Markets typically bottom making higher short term lows to the right of the actual low. At times like March of 2009, they make V bottoms and just take off. You will notice that low was an inside bar with a down close the day following the actual low itself. I have seen enough of these over the years to be aware that big moves can launch from them. However, here is the mistake that I made. If we look at this market, it is in a very pronounced down trend, along with the whole complex it is in as well as all of the commodities markets in general. You could have argued that as well in March of 2009 in the stock market.

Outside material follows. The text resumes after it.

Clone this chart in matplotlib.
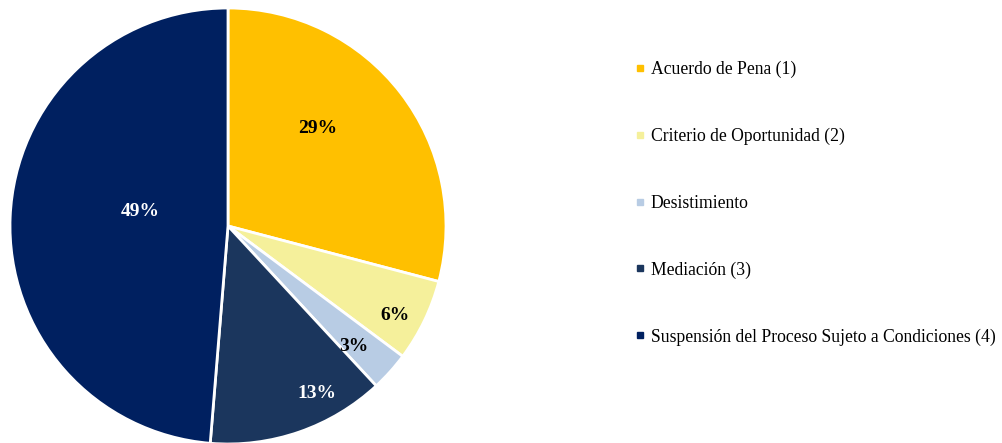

But life is a judgement call, and at that time the market was so incredibly over sold that to me that was a different situation.

As I was looking at a profitable trade after the first day and during the night session following that day where it rose more, I realized that I really needed to see more bottoming action that what had taken place and that I was being too aggressive with this entry. The minute I realized that I went to the market and exited the trade. I made 6 cents per contract, so $300 per. Now we see the wisdom in that decision as the market has moved back down. This was really a stupid trade that I never should have done. Fortunately for me I realized the error in time and got out without getting whacked. Now I am looking again for a long entry if we start moving back up.

This was the same logic I used for the Sugar trade in not going in lower earlier in the week. Although we can never find anything that works every time, in general I want to see some time of confirmation that a trend has changed, as opposed to just buying something as it plummets trying to pick a low because some oscillator tells me I should be buying. The stops are more well defined doing this also which allows me to clearly identify risk.

The moral of the story here, be patient, then when things are right, be impatient. I was impatient before things were right. Also, when you realize you have made a mistake, get out immediately. You can always get back in. Once you are flat you can re group and determine what to do next. Holding on hoping that a mistake will pay off is not a good strategy in my opinion.

Here is the Dollar Index, which I had been mentioning I was looking for a decline in. You can see it is moving down slowly. I have not shorted this market yet. What I am looking for now is a high test of some type to give me a pattern to quantify risk and move ahead. This is moving inversely to stocks, so the stock market will determine the fate of this trade, as well as just about everything else.

Have a nice weekend


Anonymous said...

DXY needs a shake down and often the shake downs are brutal. Look back in 2008 after the intial move up. The dollar gave up a good portion of the intial up move and the stock market fell apart propelling the dollar up on margin unwinds. So you are absolutely correct that it is running strictly on stock performance.

2011 dollar vs. SPY


2008 dollar shake down followed by dollar mooonshot in stock panic:


Chris Johnston said...

To me it is obvious stocks move first then the dollar follows, I have seen it time and time again on intra day charts. The dollar is not leading stocks, it is reacting to them. I don't know why some very smart people don't see this, so many are claiming the opposite is happening.